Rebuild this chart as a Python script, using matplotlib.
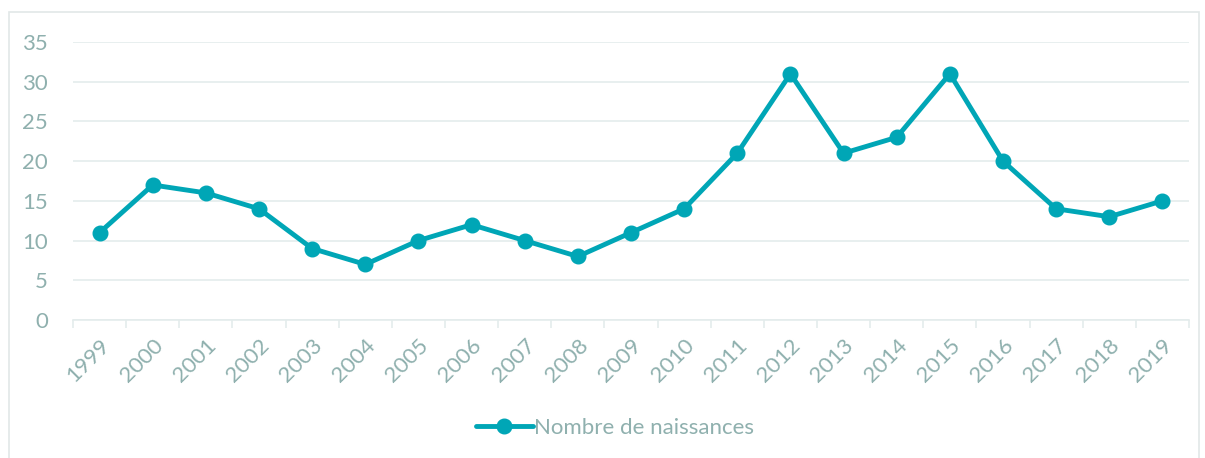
import numpy as np
import matplotlib.pyplot as plt
from matplotlib.patches import Rectangle

years = [str(y) for y in range(1999, 2020)]
naissances = [11, 17, 16, 14, 9, 7, 10, 12, 10, 8, 11, 14, 21, 31, 21, 23, 31, 20, 14, 13, 15]
serie = 'Nombre de naissances'

teal = '#00A6B6'
txt = '#8FB0AE'
grid = '#E4ECEC'

plt.rcParams['font.family'] = ['Lato', 'DejaVu Sans']

fig = plt.figure(figsize=(12.05, 4.58), dpi=100)
fig.patches.append(Rectangle((9/1205, -0.05), 1190/1205, 1 - 12/458 + 0.05,
                             transform=fig.transFigure, fill=False,
                             edgecolor='#E2E8E8', lw=1.2))
ax = fig.add_axes([73/1205, 1 - 320/458, (1189 - 73)/1205, (320 - 42)/458])

x = np.arange(len(years))
ax.plot(x, naissances, color=teal, lw=3.5, marker='o', markersize=10.5,
        solid_capstyle='round', label=serie, zorder=3)

ax.set_ylim(0, 35)
ax.set_yticks(range(0, 36, 5))
ax.set_xlim(-0.5, len(years) - 0.5)
ax.set_xticks(x)
ax.set_xticklabels(years, rotation=45, ha='right', rotation_mode='anchor')
ax.set_xticks(np.arange(-0.5, len(years)), minor=True)
ax.tick_params(axis='x', which='major', length=0, pad=11, labelsize=16, labelcolor=txt)
ax.tick_params(axis='x', which='minor', length=6, color=grid, width=1.2)
ax.tick_params(axis='y', length=0, pad=18, labelsize=16, labelcolor=txt)

ax.grid(axis='y', color=grid, lw=1.2)
ax.set_axisbelow(True)
for s in ['top', 'right', 'left']:
    ax.spines[s].set_visible(False)
ax.spines['bottom'].set_color(grid)
ax.spines['bottom'].set_linewidth(1.2)

leg = fig.legend(loc='center', bbox_to_anchor=(615/1205, 1 - 428/458), frameon=False,
                 fontsize=16, handlelength=2.6, handletextpad=0.05)
for t in leg.get_texts():
    t.set_color(txt)

fig.savefig('out.png', dpi=100)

▬▬▬▬▬▬▬▬▬▬

_EXERCISE OBJECTIVE_
Without the pictures, please reproduce each line of the listing above exactly, from the first one through the line bearing "grid = '#E4ECEC'".

_FINAL ANSWER_
Rebuild this chart as a Python script, using matplotlib.
import numpy as np
import matplotlib.pyplot as plt
from matplotlib.patches import Rectangle

years = [str(y) for y in range(1999, 2020)]
naissances = [11, 17, 16, 14, 9, 7, 10, 12, 10, 8, 11, 14, 21, 31, 21, 23, 31, 20, 14, 13, 15]
serie = 'Nombre de naissances'

teal = '#00A6B6'
txt = '#8FB0AE'
grid = '#E4ECEC'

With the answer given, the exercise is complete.